Jakarta - Presiden Prabowo Subianto akhirnya angkat bicara soal dinamika panas dalam upaya pemberantasan korupsi di awal pemerintahannya. Dalam pidatonya di Kongres IV Tunas Indonesia Raya (TIDAR), ia mengungkap bahwa sejumlah aparat penegak hukum (APH) mengalami teror karena membongkar praktik korupsi.
“Saya mendapat laporan ada rumah penegak hukum didatangi orang tidak dikenal, ada mobil diikuti, rumahnya difoto-foto,” kata Prabowo di Jakarta, Jumat (17/5/2025). Ia pun menegaskan posisinya, “Saya tidak gentar.”
Pernyataan ini tidak hanya menjadi sorotan publik, tapi juga mempertegas sikap tegas pemerintah dalam memerangi korupsi. Prabowo menyebut bahwa dalam enam bulan pemerintahannya, negara telah berhasil menyelamatkan aset ratusan triliun rupiah dari tindak pidana korupsi. “Setiap hari kita bongkar korupsi,” ujarnya.
Namun, kondisi di lapangan tak sesederhana itu.
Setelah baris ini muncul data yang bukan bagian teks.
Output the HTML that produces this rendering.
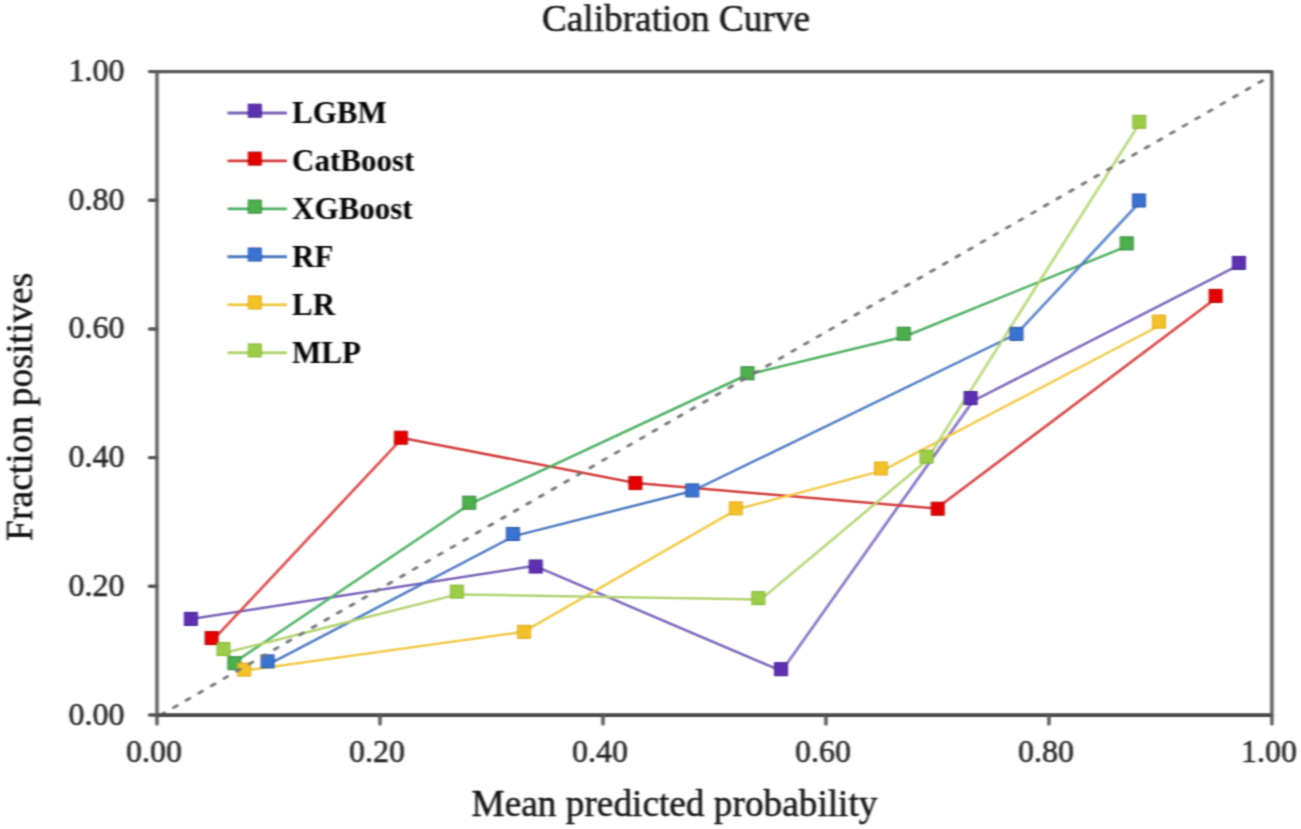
<!DOCTYPE html><html><head><meta charset="utf-8"><style>html,body{margin:0;padding:0;background:#fff;width:1301px;height:829px;overflow:hidden}svg{display:block}text{font-family:"Liberation Serif",serif}.r{stroke:#111;stroke-width:0.45px}.t{stroke:#222;stroke-width:0.5px}</style></head><body>
<svg width="1301" height="829" viewBox="0 0 1301 829">
<defs><filter id="bl" x="0" y="0" width="1301" height="829" filterUnits="userSpaceOnUse" color-interpolation-filters="sRGB"><feConvolveMatrix order="7 5" kernelMatrix="0.00008 0.00067 0.00231 0.00349 0.00231 0.00067 0.00008 0.00181 0.01428 0.04933 0.07458 0.04933 0.01428 0.00181 0.00502 0.03962 0.13687 0.20690 0.13687 0.03962 0.00502 0.00181 0.01428 0.04933 0.07458 0.04933 0.01428 0.00181 0.00008 0.00067 0.00231 0.00349 0.00231 0.00067 0.00008" divisor="1" edgeMode="duplicate"/></filter></defs>
<g filter="url(#bl)">
<rect width="1301" height="829" fill="#fff"/>
<text transform="translate(676,31) scale(1,1.035)" x="0" y="0" font-size="37.3" text-anchor="middle" fill="#111" class="r">Calibration Curve</text>
<polyline points="190.9,619.1 534.7,565.8 781.6,671.1 973.0,401.0 1239.8,264.7" fill="none" stroke="#7a62b8" stroke-width="2.5" stroke-linejoin="round"/>
<polyline points="213.3,639.7 402.4,438.0 635.6,483.1 936.4,508.5 1216.9,297.6" fill="none" stroke="#d23c3c" stroke-width="2.5" stroke-linejoin="round"/>
<polyline points="234.0,662.6 470.3,503.8 747.8,374.5 904.7,336.5 1127.7,245.9" fill="none" stroke="#4eae62" stroke-width="2.5" stroke-linejoin="round"/>
<polyline points="269.0,664.2 513.9,536.1 692.5,491.0 1016.4,334.0 1140.3,201.7" fill="none" stroke="#4a78c0" stroke-width="2.5" stroke-linejoin="round"/>
<polyline points="244.4,670.6 523.5,631.8 736.9,509.3 882.4,470.6 1160.8,325.0" fill="none" stroke="#f0c848" stroke-width="2.5" stroke-linejoin="round"/>
<polyline points="224.5,653.0 457.6,594.4 761.0,599.4 925.9,461.2 1140.1,122.3" fill="none" stroke="#b0d270" stroke-width="2.5" stroke-linejoin="round"/>
<rect x="184.4" y="612.4" width="13" height="13" fill="#5e30b0" stroke="#3c1a88" stroke-width="1"/>
<rect x="529.2" y="560.0" width="13" height="13" fill="#5e30b0" stroke="#3c1a88" stroke-width="1"/>
<rect x="774.5" y="662.7" width="13" height="13" fill="#5e30b0" stroke="#3c1a88" stroke-width="1"/>
<rect x="964.1" y="391.6" width="13" height="13" fill="#5e30b0" stroke="#3c1a88" stroke-width="1"/>
<rect x="1232.4" y="256.4" width="13" height="13" fill="#5e30b0" stroke="#3c1a88" stroke-width="1"/>
<rect x="205.1" y="631.6" width="13" height="13" fill="#e20000" stroke="#b00000" stroke-width="1"/>
<rect x="394.4" y="431.2" width="13" height="13" fill="#e20000" stroke="#b00000" stroke-width="1"/>
<rect x="628.9" y="476.6" width="13" height="13" fill="#e20000" stroke="#b00000" stroke-width="1"/>
<rect x="931.2" y="502.2" width="13" height="13" fill="#e20000" stroke="#b00000" stroke-width="1"/>
<rect x="1209.1" y="289.4" width="13" height="13" fill="#e20000" stroke="#b00000" stroke-width="1"/>
<rect x="227.9" y="656.7" width="13" height="13" fill="#4eae4e" stroke="#2e7e36" stroke-width="1"/>
<rect x="462.7" y="496.2" width="13" height="13" fill="#4eae4e" stroke="#2e7e36" stroke-width="1"/>
<rect x="741.0" y="366.8" width="13" height="13" fill="#4eae4e" stroke="#2e7e36" stroke-width="1"/>
<rect x="897.2" y="327.2" width="13" height="13" fill="#4eae4e" stroke="#2e7e36" stroke-width="1"/>
<rect x="1120.2" y="236.9" width="13" height="13" fill="#4eae4e" stroke="#2e7e36" stroke-width="1"/>
<rect x="261.1" y="654.9" width="13" height="13" fill="#3a72d0" stroke="#24509a" stroke-width="1"/>
<rect x="506.4" y="527.5" width="13" height="13" fill="#3a72d0" stroke="#24509a" stroke-width="1"/>
<rect x="685.8" y="483.9" width="13" height="13" fill="#3a72d0" stroke="#24509a" stroke-width="1"/>
<rect x="1010.0" y="327.4" width="13" height="13" fill="#3a72d0" stroke="#24509a" stroke-width="1"/>
<rect x="1132.5" y="194.0" width="13" height="13" fill="#3a72d0" stroke="#24509a" stroke-width="1"/>
<rect x="237.8" y="663.1" width="13" height="13" fill="#f2c02a" stroke="#dca418" stroke-width="1"/>
<rect x="517.6" y="625.3" width="13" height="13" fill="#f2c02a" stroke="#dca418" stroke-width="1"/>
<rect x="729.3" y="501.9" width="13" height="13" fill="#f2c02a" stroke="#dca418" stroke-width="1"/>
<rect x="874.5" y="462.0" width="13" height="13" fill="#f2c02a" stroke="#dca418" stroke-width="1"/>
<rect x="1152.5" y="315.1" width="13" height="13" fill="#f2c02a" stroke="#dca418" stroke-width="1"/>
<rect x="217.0" y="642.6" width="13" height="13" fill="#9ccc48" stroke="#80b038" stroke-width="1"/>
<rect x="450.4" y="585.1" width="13" height="13" fill="#9ccc48" stroke="#80b038" stroke-width="1"/>
<rect x="751.9" y="591.6" width="13" height="13" fill="#9ccc48" stroke="#80b038" stroke-width="1"/>
<rect x="920.1" y="450.1" width="13" height="13" fill="#9ccc48" stroke="#80b038" stroke-width="1"/>
<rect x="1132.8" y="115.3" width="13" height="13" fill="#9ccc48" stroke="#80b038" stroke-width="1"/>
<line x1="157.5" y1="716.85" x2="1271.9" y2="75.2" stroke="#727272" stroke-width="2.8" stroke-dasharray="6.5 8.063" stroke-dashoffset="11.83"/>
<rect x="157.0" y="71.6" width="1114.9" height="643.4" fill="none" stroke="#555555" stroke-width="3.3" stroke-linejoin="round"/>
<line x1="157.0" y1="715.3" x2="1271.9" y2="715.3" stroke="#474747" stroke-width="3.3"/>
<line x1="149.5" y1="715.0" x2="157.0" y2="715.0" stroke="#555555" stroke-width="3.4" stroke-linecap="round"/>
<line x1="157.0" y1="715.0" x2="157.0" y2="724.0" stroke="#555555" stroke-width="3.4" stroke-linecap="round"/>
<text x="124.5" y="724.5" font-size="32" text-anchor="end" fill="#222" class="t">0.00</text>
<text x="154.0" y="762" font-size="32" text-anchor="middle" fill="#222" class="t">0.00</text>
<line x1="149.5" y1="586.3199999999999" x2="157.0" y2="586.3199999999999" stroke="#555555" stroke-width="3.4" stroke-linecap="round"/>
<line x1="379.98" y1="715.0" x2="379.98" y2="724.0" stroke="#555555" stroke-width="3.4" stroke-linecap="round"/>
<text x="124.5" y="595.8199999999999" font-size="32" text-anchor="end" fill="#222" class="t">0.20</text>
<text x="376.98" y="762" font-size="32" text-anchor="middle" fill="#222" class="t">0.20</text>
<line x1="149.5" y1="457.64" x2="157.0" y2="457.64" stroke="#555555" stroke-width="3.4" stroke-linecap="round"/>
<line x1="602.96" y1="715.0" x2="602.96" y2="724.0" stroke="#555555" stroke-width="3.4" stroke-linecap="round"/>
<text x="124.5" y="467.14" font-size="32" text-anchor="end" fill="#222" class="t">0.40</text>
<text x="599.96" y="762" font-size="32" text-anchor="middle" fill="#222" class="t">0.40</text>
<line x1="149.5" y1="328.96" x2="157.0" y2="328.96" stroke="#555555" stroke-width="3.4" stroke-linecap="round"/>
<line x1="825.9400000000002" y1="715.0" x2="825.9400000000002" y2="724.0" stroke="#555555" stroke-width="3.4" stroke-linecap="round"/>
<text x="124.5" y="338.46" font-size="32" text-anchor="end" fill="#222" class="t">0.60</text>
<text x="822.9400000000002" y="762" font-size="32" text-anchor="middle" fill="#222" class="t">0.60</text>
<line x1="149.5" y1="200.27999999999997" x2="157.0" y2="200.27999999999997" stroke="#555555" stroke-width="3.4" stroke-linecap="round"/>
<line x1="1048.92" y1="715.0" x2="1048.92" y2="724.0" stroke="#555555" stroke-width="3.4" stroke-linecap="round"/>
<text x="124.5" y="209.77999999999997" font-size="32" text-anchor="end" fill="#222" class="t">0.80</text>
<text x="1045.92" y="762" font-size="32" text-anchor="middle" fill="#222" class="t">0.80</text>
<line x1="149.5" y1="71.60000000000002" x2="157.0" y2="71.60000000000002" stroke="#555555" stroke-width="3.4" stroke-linecap="round"/>
<line x1="1271.9" y1="715.0" x2="1271.9" y2="724.0" stroke="#555555" stroke-width="3.4" stroke-linecap="round"/>
<text x="124.5" y="81.10000000000002" font-size="32" text-anchor="end" fill="#222" class="t">1.00</text>
<text x="1268.9" y="762" font-size="32" text-anchor="middle" fill="#222" class="t">1.00</text>
<text transform="translate(674.5,815.5) scale(1,1.03)" x="0" y="0" font-size="37.3" text-anchor="middle" fill="#111" class="r">Mean predicted probability</text>
<text transform="translate(32,406.8) rotate(-90) scale(1,1.02)" x="0" y="0" font-size="37.6" text-anchor="middle" fill="#111" class="r">Fraction positives</text>
<line x1="227.5" y1="113.0" x2="287" y2="113.0" stroke="#7a62b8" stroke-width="2.9"/>
<rect x="248.3" y="104.2" width="13" height="13" fill="#5e30b0" stroke="#3c1a88" stroke-width="1"/>
<text x="292" y="123.0" font-size="31" font-weight="bold" fill="#000">LGBM</text>
<line x1="227.5" y1="160.9" x2="287" y2="160.9" stroke="#d23c3c" stroke-width="2.9"/>
<rect x="248.3" y="152.1" width="13" height="13" fill="#e20000" stroke="#b00000" stroke-width="1"/>
<text x="292" y="170.9" font-size="31" font-weight="bold" fill="#000">CatBoost</text>
<line x1="227.5" y1="208.9" x2="287" y2="208.9" stroke="#4eae62" stroke-width="2.9"/>
<rect x="248.3" y="200.1" width="13" height="13" fill="#4eae4e" stroke="#2e7e36" stroke-width="1"/>
<text x="292" y="218.9" font-size="31" font-weight="bold" fill="#000">XGBoost</text>
<line x1="227.5" y1="256.8" x2="287" y2="256.8" stroke="#4a78c0" stroke-width="2.9"/>
<rect x="248.3" y="248.0" width="13" height="13" fill="#3a72d0" stroke="#24509a" stroke-width="1"/>
<text x="292" y="266.8" font-size="31" font-weight="bold" fill="#000">RF</text>
<line x1="227.5" y1="304.8" x2="287" y2="304.8" stroke="#f0c848" stroke-width="2.9"/>
<rect x="248.3" y="296.0" width="13" height="13" fill="#f2c02a" stroke="#dca418" stroke-width="1"/>
<text x="292" y="314.8" font-size="31" font-weight="bold" fill="#000">LR</text>
<line x1="227.5" y1="352.7" x2="287" y2="352.7" stroke="#b0d270" stroke-width="2.9"/>
<rect x="248.3" y="343.9" width="13" height="13" fill="#9ccc48" stroke="#80b038" stroke-width="1"/>
<text x="292" y="362.7" font-size="31" font-weight="bold" fill="#000">MLP</text>
</g></svg></body></html>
Di balik keberhasilan membongkar kasus, muncul bayang-bayang ancaman terhadap mereka yang menjalankan hukum. Dalam situasi ini, kehadiran TNI untuk menjaga kantor-kantor kejaksaan pun menjadi sorotan baru. Kepala Komunikasi Kepresidenan, Hasan Nasbi, menyebut bahwa pengerahan TNI adalah kerja sama biasa. “Ini bukan keadaan darurat. TNI dikerahkan sebagai bentuk sinergi antar-lembaga,” katanya.
Namun, sejumlah pihak menilai langkah ini berpotensi menabrak prinsip hubungan sipil-militer yang demokratis. Ketua Centra Initiative, Al Araf, meminta Presiden mengevaluasi kebijakan tersebut. Menurutnya, pengerahan TNI ke kejaksaan tidak sesuai dengan ranah operasi militer selain perang (OMSP) yang proporsional. “Pengerahan ini bisa merusak tatanan penegakan hukum sipil,” ujar Al Araf kepada wartawan.
Pengamat politik BRIN, Firman Noor, menambahkan analisis lebih dalam. Ia menilai kehadiran TNI bisa dibaca sebagai manuver politik untuk mengimbangi kekuatan yang masih dimiliki Presiden sebelumnya, Joko Widodo, dalam institusi seperti kepolisian. “Ada konteks politik yang tidak bisa diabaikan,” ujarnya.
Namun, di sisi lain, akademisi hubungan sipil-militer RAJ Mayyasari Timoer Gondokusumo menilai langkah itu sebagai bentuk sinergi dan bukan intervensi. “Ini sah secara hukum dan mendesak secara keamanan,” katanya.
Di tengah tarik menarik pandangan ini, sikap tegas Presiden Prabowo menjadi penanda penting bahwa pemberantasan korupsi tidak akan surut meski menghadapi intimidasi. Tantangan ke depan adalah memastikan bahwa dalam upaya melindungi penegak hukum, prinsip demokrasi tetap dijaga, dan supremasi sipil atas militer tidak dikaburkan oleh urusan keamanan.
Sementara itu, masyarakat menanti bukti konkret dari komitmen tersebut. Karena dalam pertarungan melawan korupsi, keberanian saja tidak cukup; yang dibutuhkan adalah keadilan yang berdiri tegak, tanpa takut dan tanpa kompromi.